Qaleh-ye Khvajeh (قلعه خواجه) (Note: Also romanized as Qal’eh Khājeh, Qal‘eh Khvājeh, and Qal‘eh-ye Khvājeh; also known as Qal‘eh-ye Khvājeh Bālā) is a city in the Central District of Andika County, Khuzestan province, Iran, serving as capital of both the county and the district. It is also the administrative center for Qaleh-ye Khvajeh Rural District.

==Demographics==
===Population===
At the time of the 2006 National Census, the city's population was 801 in 179 households, when it was capital of the former Andika District of Masjed Soleyman County.
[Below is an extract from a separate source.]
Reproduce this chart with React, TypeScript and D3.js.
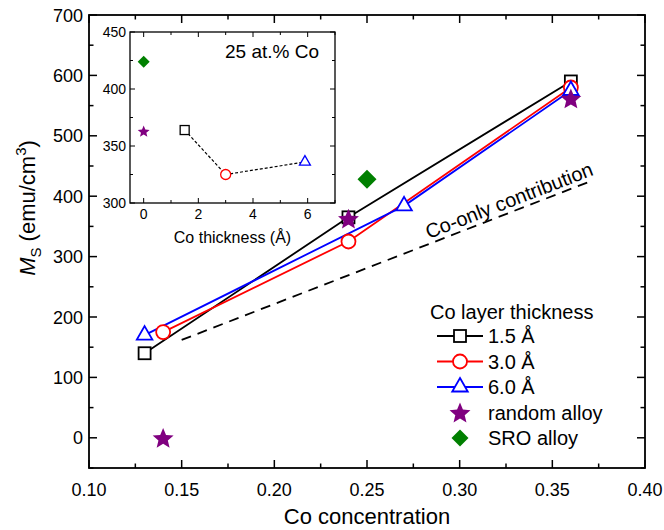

The following census in 2011 counted 2,272 people in 503 households, by which time the district had been separated from the county in the establishment of Andika County. Qaleh-ye Khvajeh was transferred to the new Central District as the county's capital. The 2016 census measured the population of the city as 2,408 people in 606 households.